- **Written instruction**
Return each line of the data below verbatim; pictures are to be left out.
-------- Dataset extract
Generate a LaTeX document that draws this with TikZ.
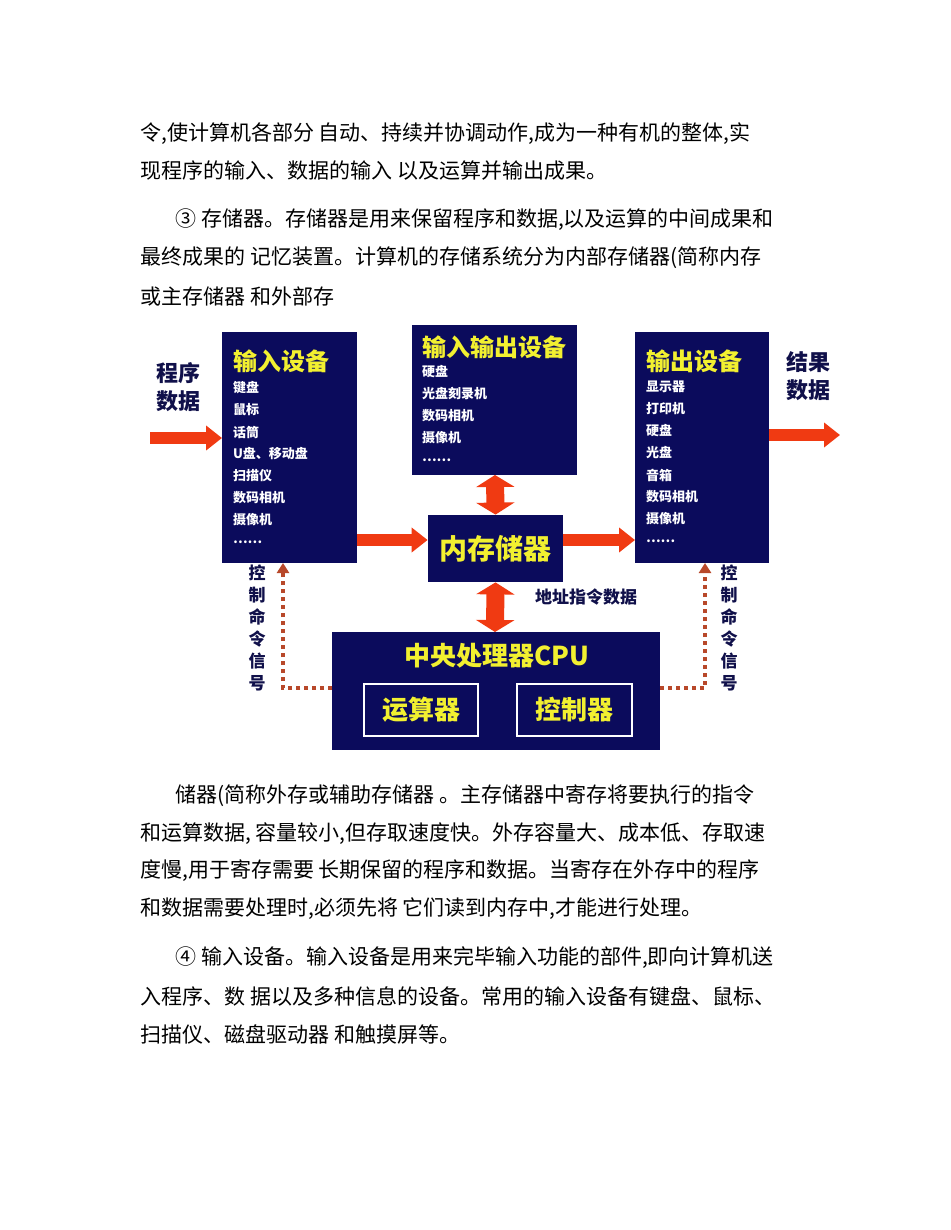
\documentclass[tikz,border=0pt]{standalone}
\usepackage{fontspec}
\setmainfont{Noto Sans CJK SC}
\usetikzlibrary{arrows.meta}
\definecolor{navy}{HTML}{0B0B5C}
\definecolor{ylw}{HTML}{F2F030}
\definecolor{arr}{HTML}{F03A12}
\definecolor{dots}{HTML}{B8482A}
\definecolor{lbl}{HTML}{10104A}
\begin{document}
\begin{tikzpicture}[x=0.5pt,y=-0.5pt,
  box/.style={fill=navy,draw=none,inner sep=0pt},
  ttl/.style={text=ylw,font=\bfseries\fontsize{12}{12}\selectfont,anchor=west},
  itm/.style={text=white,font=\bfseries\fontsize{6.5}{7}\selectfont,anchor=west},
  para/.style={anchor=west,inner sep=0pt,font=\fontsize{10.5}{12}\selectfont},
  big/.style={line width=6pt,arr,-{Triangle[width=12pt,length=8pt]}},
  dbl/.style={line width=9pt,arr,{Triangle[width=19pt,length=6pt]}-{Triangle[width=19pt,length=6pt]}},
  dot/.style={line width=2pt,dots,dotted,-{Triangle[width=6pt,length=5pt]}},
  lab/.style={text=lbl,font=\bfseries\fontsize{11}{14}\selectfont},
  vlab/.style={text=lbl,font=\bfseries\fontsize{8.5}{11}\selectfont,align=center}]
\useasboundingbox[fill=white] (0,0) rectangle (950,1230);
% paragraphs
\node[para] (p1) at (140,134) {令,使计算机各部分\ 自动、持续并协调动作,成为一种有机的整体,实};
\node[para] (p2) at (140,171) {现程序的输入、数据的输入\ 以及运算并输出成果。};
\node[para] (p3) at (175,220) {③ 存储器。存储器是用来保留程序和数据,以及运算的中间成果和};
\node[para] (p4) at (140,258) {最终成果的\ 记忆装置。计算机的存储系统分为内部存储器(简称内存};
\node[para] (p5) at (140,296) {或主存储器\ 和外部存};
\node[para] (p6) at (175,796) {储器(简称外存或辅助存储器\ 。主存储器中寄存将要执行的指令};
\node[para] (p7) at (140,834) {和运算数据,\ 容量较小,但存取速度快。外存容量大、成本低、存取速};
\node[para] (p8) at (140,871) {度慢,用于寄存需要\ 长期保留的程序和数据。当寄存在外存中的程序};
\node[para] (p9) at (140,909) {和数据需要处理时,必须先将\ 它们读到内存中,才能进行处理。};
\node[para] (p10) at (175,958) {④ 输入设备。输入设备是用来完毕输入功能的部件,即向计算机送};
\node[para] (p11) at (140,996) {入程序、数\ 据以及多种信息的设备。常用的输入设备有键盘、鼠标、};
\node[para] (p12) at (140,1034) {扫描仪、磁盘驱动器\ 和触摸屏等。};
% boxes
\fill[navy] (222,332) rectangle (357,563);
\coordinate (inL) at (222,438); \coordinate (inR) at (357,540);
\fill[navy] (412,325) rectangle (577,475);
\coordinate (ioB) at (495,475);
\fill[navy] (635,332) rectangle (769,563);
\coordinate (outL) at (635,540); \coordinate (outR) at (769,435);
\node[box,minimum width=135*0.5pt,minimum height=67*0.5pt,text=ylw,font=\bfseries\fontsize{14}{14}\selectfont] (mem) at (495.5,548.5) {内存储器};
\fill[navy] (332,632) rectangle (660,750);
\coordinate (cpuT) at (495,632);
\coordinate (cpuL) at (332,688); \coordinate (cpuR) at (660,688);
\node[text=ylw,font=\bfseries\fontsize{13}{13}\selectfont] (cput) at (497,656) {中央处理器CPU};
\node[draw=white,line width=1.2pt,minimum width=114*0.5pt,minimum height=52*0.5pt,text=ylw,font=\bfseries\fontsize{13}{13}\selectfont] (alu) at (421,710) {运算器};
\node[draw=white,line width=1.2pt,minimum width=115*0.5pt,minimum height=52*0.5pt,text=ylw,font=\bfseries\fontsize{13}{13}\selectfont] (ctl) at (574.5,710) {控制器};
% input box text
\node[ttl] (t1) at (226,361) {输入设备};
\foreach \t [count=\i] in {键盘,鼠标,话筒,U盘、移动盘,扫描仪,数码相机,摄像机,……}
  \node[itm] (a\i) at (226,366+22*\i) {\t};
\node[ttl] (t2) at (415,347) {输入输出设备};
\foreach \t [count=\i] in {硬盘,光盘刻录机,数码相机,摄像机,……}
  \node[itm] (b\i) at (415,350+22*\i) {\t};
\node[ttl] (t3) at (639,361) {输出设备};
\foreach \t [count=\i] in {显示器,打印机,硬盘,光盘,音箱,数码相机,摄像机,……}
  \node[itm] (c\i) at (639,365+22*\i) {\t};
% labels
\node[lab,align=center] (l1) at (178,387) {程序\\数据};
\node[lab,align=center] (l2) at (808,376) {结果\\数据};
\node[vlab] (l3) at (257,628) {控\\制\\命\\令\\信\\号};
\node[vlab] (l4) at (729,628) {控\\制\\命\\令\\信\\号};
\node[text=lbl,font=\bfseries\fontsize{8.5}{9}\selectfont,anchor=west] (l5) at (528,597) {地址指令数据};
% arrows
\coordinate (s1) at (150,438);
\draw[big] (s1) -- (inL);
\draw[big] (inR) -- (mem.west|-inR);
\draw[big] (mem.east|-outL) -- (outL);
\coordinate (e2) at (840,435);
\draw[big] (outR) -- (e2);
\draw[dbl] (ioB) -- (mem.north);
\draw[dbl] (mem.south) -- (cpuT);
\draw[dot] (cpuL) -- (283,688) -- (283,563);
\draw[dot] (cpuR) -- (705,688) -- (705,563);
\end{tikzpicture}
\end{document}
----------------
- **Solution**
Generate a LaTeX document that draws this with TikZ.
\documentclass[tikz,border=0pt]{standalone}
\usepackage{fontspec}
\setmainfont{Noto Sans CJK SC}
\usetikzlibrary{arrows.meta}
\definecolor{navy}{HTML}{0B0B5C}
\definecolor{ylw}{HTML}{F2F030}
\definecolor{arr}{HTML}{F03A12}
\definecolor{dots}{HTML}{B8482A}
\definecolor{lbl}{HTML}{10104A}
\begin{document}
\begin{tikzpicture}[x=0.5pt,y=-0.5pt,
  box/.style={fill=navy,draw=none,inner sep=0pt},
  ttl/.style={text=ylw,font=\bfseries\fontsize{12}{12}\selectfont,anchor=west},
  itm/.style={text=white,font=\bfseries\fontsize{6.5}{7}\selectfont,anchor=west},
  para/.style={anchor=west,inner sep=0pt,font=\fontsize{10.5}{12}\selectfont},
  big/.style={line width=6pt,arr,-{Triangle[width=12pt,length=8pt]}},
  dbl/.style={line width=9pt,arr,{Triangle[width=19pt,length=6pt]}-{Triangle[width=19pt,length=6pt]}},
  dot/.style={line width=2pt,dots,dotted,-{Triangle[width=6pt,length=5pt]}},
  lab/.style={text=lbl,font=\bfseries\fontsize{11}{14}\selectfont},
  vlab/.style={text=lbl,font=\bfseries\fontsize{8.5}{11}\selectfont,align=center}]
\useasboundingbox[fill=white] (0,0) rectangle (950,1230);
% paragraphs
\node[para] (p1) at (140,134) {令,使计算机各部分\ 自动、持续并协调动作,成为一种有机的整体,实};
\node[para] (p2) at (140,171) {现程序的输入、数据的输入\ 以及运算并输出成果。};
\node[para] (p3) at (175,220) {③ 存储器。存储器是用来保留程序和数据,以及运算的中间成果和};
\node[para] (p4) at (140,258) {最终成果的\ 记忆装置。计算机的存储系统分为内部存储器(简称内存};
\node[para] (p5) at (140,296) {或主存储器\ 和外部存};
\node[para] (p6) at (175,796) {储器(简称外存或辅助存储器\ 。主存储器中寄存将要执行的指令};
\node[para] (p7) at (140,834) {和运算数据,\ 容量较小,但存取速度快。外存容量大、成本低、存取速};
\node[para] (p8) at (140,871) {度慢,用于寄存需要\ 长期保留的程序和数据。当寄存在外存中的程序};
\node[para] (p9) at (140,909) {和数据需要处理时,必须先将\ 它们读到内存中,才能进行处理。};
\node[para] (p10) at (175,958) {④ 输入设备。输入设备是用来完毕输入功能的部件,即向计算机送};
\node[para] (p11) at (140,996) {入程序、数\ 据以及多种信息的设备。常用的输入设备有键盘、鼠标、};
\node[para] (p12) at (140,1034) {扫描仪、磁盘驱动器\ 和触摸屏等。};
% boxes
\fill[navy] (222,332) rectangle (357,563);
\coordinate (inL) at (222,438); \coordinate (inR) at (357,540);
\fill[navy] (412,325) rectangle (577,475);
\coordinate (ioB) at (495,475);
\fill[navy] (635,332) rectangle (769,563);
\coordinate (outL) at (635,540); \coordinate (outR) at (769,435);
\node[box,minimum width=135*0.5pt,minimum height=67*0.5pt,text=ylw,font=\bfseries\fontsize{14}{14}\selectfont] (mem) at (495.5,548.5) {内存储器};
\fill[navy] (332,632) rectangle (660,750);
\coordinate (cpuT) at (495,632);
\coordinate (cpuL) at (332,688); \coordinate (cpuR) at (660,688);
\node[text=ylw,font=\bfseries\fontsize{13}{13}\selectfont] (cput) at (497,656) {中央处理器CPU};
\node[draw=white,line width=1.2pt,minimum width=114*0.5pt,minimum height=52*0.5pt,text=ylw,font=\bfseries\fontsize{13}{13}\selectfont] (alu) at (421,710) {运算器};
\node[draw=white,line width=1.2pt,minimum width=115*0.5pt,minimum height=52*0.5pt,text=ylw,font=\bfseries\fontsize{13}{13}\selectfont] (ctl) at (574.5,710) {控制器};
% input box text
\node[ttl] (t1) at (226,361) {输入设备};
\foreach \t [count=\i] in {键盘,鼠标,话筒,U盘、移动盘,扫描仪,数码相机,摄像机,……}
  \node[itm] (a\i) at (226,366+22*\i) {\t};
\node[ttl] (t2) at (415,347) {输入输出设备};
\foreach \t [count=\i] in {硬盘,光盘刻录机,数码相机,摄像机,……}
  \node[itm] (b\i) at (415,350+22*\i) {\t};
\node[ttl] (t3) at (639,361) {输出设备};
\foreach \t [count=\i] in {显示器,打印机,硬盘,光盘,音箱,数码相机,摄像机,……}
  \node[itm] (c\i) at (639,365+22*\i) {\t};
% labels
\node[lab,align=center] (l1) at (178,387) {程序\\数据};
\node[lab,align=center] (l2) at (808,376) {结果\\数据};
\node[vlab] (l3) at (257,628) {控\\制\\命\\令\\信\\号};
\node[vlab] (l4) at (729,628) {控\\制\\命\\令\\信\\号};
\node[text=lbl,font=\bfseries\fontsize{8.5}{9}\selectfont,anchor=west] (l5) at (528,597) {地址指令数据};
% arrows
\coordinate (s1) at (150,438);
\draw[big] (s1) -- (inL);
\draw[big] (inR) -- (mem.west|-inR);
\draw[big] (mem.east|-outL) -- (outL);
\coordinate (e2) at (840,435);
\draw[big] (outR) -- (e2);
\draw[dbl] (ioB) -- (mem.north);
\draw[dbl] (mem.south) -- (cpuT);
\draw[dot] (cpuL) -- (283,688) -- (283,563);
\draw[dot] (cpuR) -- (705,688) -- (705,563);
\end{tikzpicture}
\end{document}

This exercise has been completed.